I mean this without ad hominem, and without reference to the remzem: if you are not here to discuss the culture war then you don't belong here.

The second criticism is that larger essays tend to have a narrowed scope. I don't think this is even true. Plenty of top level long posts have a large scope. If it was true, their complaint is then that the discussion is overly narrowed, so if you want to post on a separate aspect of the event you need to go create your own high effort top level post. This sounds like a feature of the rules and not a bug. Our rules are meant to facilitate higher effort discussions. Complaining because a rule does exactly that is always going to be met with a "good, glad its working".

The third criticism is that searchability is poor on the website. I'm human, not a robot. I do try and hold myself to a higher standard, but the user has quite literally missed the whole purpose of the community, and insulted it while deep into that misunderstanding. So yeah at this point I was annoyed at the user, and didn't address it. If someone who was a respected member of the community had asked me I would have probably addressed it thus:

  1. We do try and preserve some good discussions via the quality contributions reports.
  2. Its not entirely clear to me how searchability would improve the quality of discussions. I'm open to hearing that explained.
  3. Some users don't want searchability. They don't like the thought that their words on this website could be collected and sifted through in order to unmask their real-life identity.
  4. Searchability would also probably need to be built in from the start. I suppose we could run posts through an AI and have it auto-categorize them. But the typical way to do it on the internet is to have the users categorize their own stuff. That is the only way you get past a simple text search, but you can already text search on this website, so I assume that isn't what they wanted.

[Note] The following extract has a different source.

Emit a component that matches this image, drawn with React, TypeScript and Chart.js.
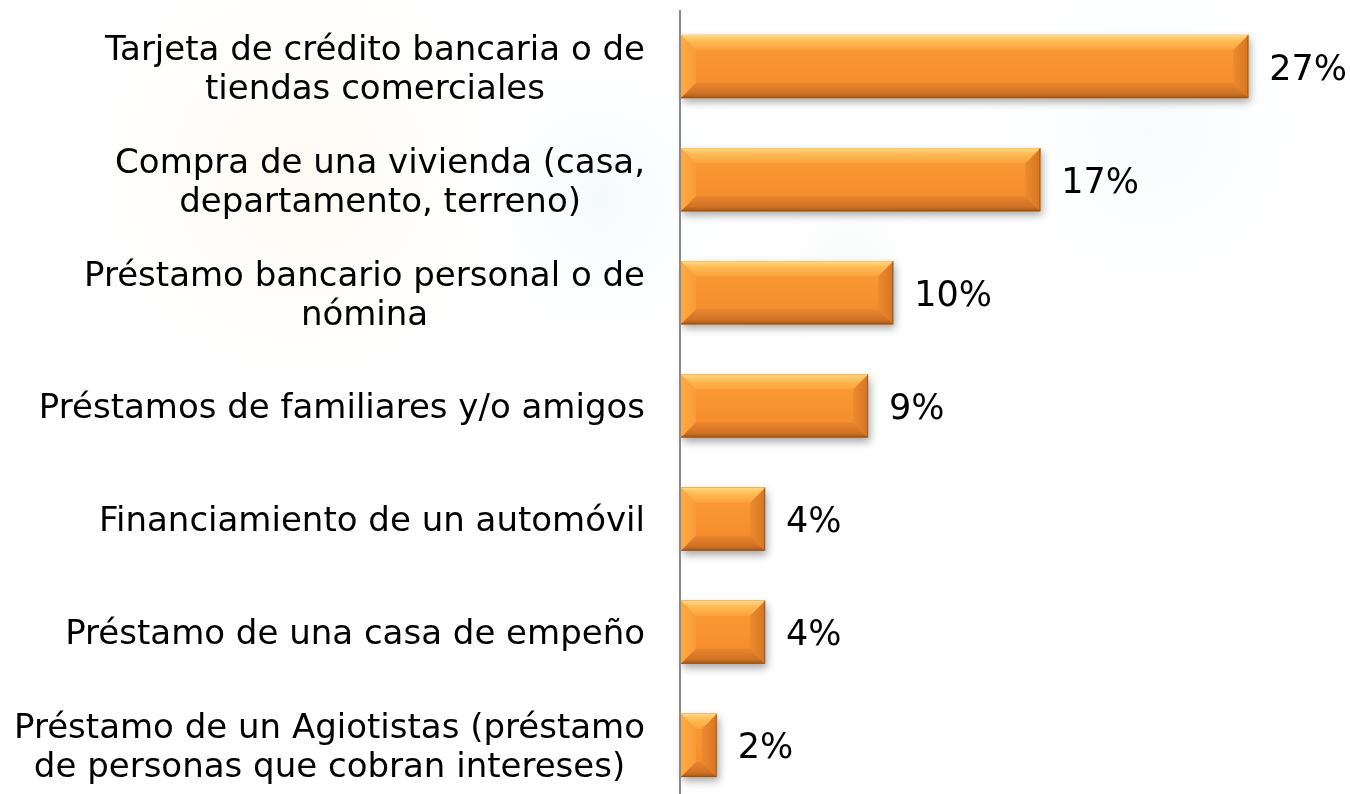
import React, { useEffect, useRef } from "react";
import { Chart, registerables } from "chart.js";

Chart.register(...registerables);

const categories: (string | string[])[] = [
  ["Tarjeta de crédito bancaria o de", "tiendas comerciales"],
  ["Compra de una vivienda (casa,", "departamento, terreno)"],
  ["Préstamo bancario personal o de", "nómina"],
  "Préstamos de familiares y/o amigos",
  "Financiamiento de un automóvil",
  "Préstamo de una casa de empeño",
  ["Préstamo de un Agiotistas (préstamo", "de personas que cobran intereses)"],
];

const shares: number[] = [27.0, 17.1, 10.1, 8.9, 4.0, 4.0, 1.7];
const shareLabels: string[] = ["27%", "17%", "10%", "9%", "4%", "4%", "2%"];

const FONT = "'DejaVu Sans', Verdana, sans-serif";
const LABEL_SIZE = 34;
const VALUE_SIZE = 35;

const backgroundPlugin = {
  id: "bg",
  beforeDraw(chart: any) {
    const ctx = chart.ctx;
    ctx.save();
    ctx.fillStyle = "#ffffff";
    ctx.fillRect(0, 0, chart.width, chart.height);
    const blob = (x: number, y: number, r: number, color: string) => {
      const g = ctx.createRadialGradient(x, y, 0, x, y, r);
      g.addColorStop(0, color);
      g.addColorStop(1, "rgba(255,255,255,0)");
      ctx.fillStyle = g;
      ctx.fillRect(x - r, y - r, r * 2, r * 2);
    };
    blob(300, 170, 260, "rgba(250,200,120,0.10)");
    blob(600, 200, 170, "rgba(150,200,235,0.10)");
    blob(1150, 130, 200, "rgba(170,215,235,0.10)");
    blob(850, 260, 150, "rgba(190,225,200,0.08)");
    ctx.restore();
  },
};

const bevelPlugin = {
  id: "bevel",
  beforeDatasetsDraw(chart: any) {
    const ctx = chart.ctx;
    const meta = chart.getDatasetMeta(0);
    ctx.save();
    meta.data.forEach((el: any) => {
      const p = el.getProps(["x", "y", "base", "height"], true);
      const L = Math.min(p.base, p.x);
      const R = Math.max(p.base, p.x);
      const T = p.y - p.height / 2;
      ctx.shadowColor = "rgba(0,0,0,0.35)";
      ctx.shadowBlur = 8;
      ctx.shadowOffsetX = 2;
      ctx.shadowOffsetY = 4;
      ctx.fillStyle = "#c06a1c";
      ctx.fillRect(L, T, R - L, p.height);
    });
    ctx.restore();
  },
  afterDatasetsDraw(chart: any) {
    const ctx = chart.ctx;
    const meta = chart.getDatasetMeta(0);
    ctx.save();
    meta.data.forEach((el: any) => {
      const p = el.getProps(["x", "y", "base", "height"], true);
      const L = Math.min(p.base, p.x);
      const R = Math.max(p.base, p.x);
      const T = p.y - p.height / 2;
      const B = p.y + p.height / 2;
      const b = Math.min(15, (R - L) / 2, p.height / 2);
      const poly = (pts: number[][], fill: any) => {
        ctx.beginPath();
        ctx.moveTo(pts[0][0], pts[0][1]);
        for (let i = 1; i < pts.length; i++) ctx.lineTo(pts[i][0], pts[i][1]);
        ctx.closePath();
        ctx.fillStyle = fill;
        ctx.fill();
      };
      // face
      const gf = ctx.createLinearGradient(0, T + b, 0, B - b);
      gf.addColorStop(0, "#f99833");
      gf.addColorStop(1, "#f58e2d");
      ctx.fillStyle = gf;
      ctx.fillRect(L, T, R - L, B - T);
      // left
      const gl = ctx.createLinearGradient(L, 0, L + b, 0);
      gl.addColorStop(0, "#fbab45");
      gl.addColorStop(1, "#f99c38");
      poly([[L, T], [L + b, T + b], [L + b, B - b], [L, B]], gl);
      // right
      const gr = ctx.createLinearGradient(R - b, 0, R, 0);
      gr.addColorStop(0, "#ec8a2e");
      gr.addColorStop(1, "#d67624");
      poly([[R, T], [R - b, T + b], [R - b, B - b], [R, B]], gr);
      // top
      const gt = ctx.createLinearGradient(0, T, 0, T + b);
      gt.addColorStop(0, "#ffd884");
      gt.addColorStop(0.4, "#fdbb55");
      gt.addColorStop(1, "#fba23c");
      poly([[L, T], [R, T], [R - b, T + b], [L + b, T + b]], gt);
      // bottom
      const gb = ctx.createLinearGradient(0, B - b, 0, B);
      gb.addColorStop(0, "#e9852c");
      gb.addColorStop(0.7, "#cf7224");
      gb.addColorStop(1, "#a5571a");
      poly([[L, B], [R, B], [R - b, B - b], [L + b, B - b]], gb);
      // edges
      ctx.strokeStyle = "rgba(150,80,20,0.75)";
      ctx.lineWidth = 1;
      ctx.beginPath();
      ctx.moveTo(R - 0.5, T);
      ctx.lineTo(R - 0.5, B - 0.5);
      ctx.lineTo(L, B - 0.5);
      ctx.stroke();
    });
    ctx.restore();
  },
};

const textPlugin = {
  id: "texts",
  afterDraw(chart: any) {
    const ctx = chart.ctx;
    const area = chart.chartArea;
    const yScale = chart.scales.y;
    ctx.save();
    // axis line
    ctx.strokeStyle = "#8a8a8a";
    ctx.lineWidth = 2;
    ctx.beginPath();
    ctx.moveTo(area.left - 1, area.top);
    ctx.lineTo(area.left - 1, chart.height);
    ctx.stroke();

    ctx.fillStyle = "#000000";
    // category labels
    ctx.font = `${LABEL_SIZE}px ${FONT}`;
    ctx.textBaseline = "alphabetic";
    ctx.textAlign = "center";
    (chart.data.labels as (string | string[])[]).forEach((lab, i) => {
      const lines = Array.isArray(lab) ? lab : [lab];
      const widest = Math.max(...lines.map((l) => ctx.measureText(l).width));
      const right = area.left - 36;
      const cx = right - widest / 2;
      const c = yScale.getPixelForValue(i);
      const first = c + 12 - (lines.length - 1) * 19;
      lines.forEach((l, j) => ctx.fillText(l, cx, first + j * 39));
    });
    // value labels
    ctx.font = `${VALUE_SIZE}px ${FONT}`;
    ctx.textAlign = "left";
    const meta = chart.getDatasetMeta(0);
    meta.data.forEach((el: any, i: number) => {
      const p = el.getProps(["x", "y"], true);
      ctx.fillText(shareLabels[i], p.x + 21, p.y + 13);
    });
    ctx.restore();
  },
};

export default function App() {
  const ref = useRef<HTMLCanvasElement | null>(null);
  useEffect(() => {
    if (!ref.current) return;
    const chart = new Chart(ref.current, {
      type: "bar",
      data: {
        labels: categories as any,
        datasets: [
          {
            data: shares,
            backgroundColor: "#f8922e",
            borderWidth: 0,
            barThickness: 63,
          },
        ],
      },
      options: {
        indexAxis: "y",
        animation: false,
        responsive: true,
        maintainAspectRatio: false,
        layout: { padding: { left: 681, right: 38.7, top: 10, bottom: 0 } },
        plugins: { legend: { display: false }, tooltip: { enabled: false } },
        scales: {
          x: { display: false, min: 0, max: 30 },
          y: { display: false, offset: true },
        },
      },
      plugins: [backgroundPlugin, bevelPlugin, textPlugin],
    });
    return () => chart.destroy();
  }, []);
  return (
    <div
      style={{
        position: "fixed",
        left: 0,
        top: 0,
        width: 1350,
        height: 794,
        overflow: "hidden",
        background: "#ffffff",
      }}
    >
      <div style={{ position: "relative", width: 1350, height: 802 }}>
        <canvas ref={ref} />
      </div>
    </div>
  );
}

The fourth criticism is that navigation is a chore. No details on why, so its hard to know what aspect of it is a chore. The fifth criticism is that nothing is organized. I'd probably have the same responses to that criticism as I would to the searchability complaint.

In general the goal of this community is discussion. We try to have rules and features that serve that purpose.

  1. The first criticism was not criticism of the motte or discussion. It was a criticism that someone would get disappointed that someone preempted their post.

  2. With respect to your second point, scope (like quality) is orthogonal to length. What I think we want is insight; not length.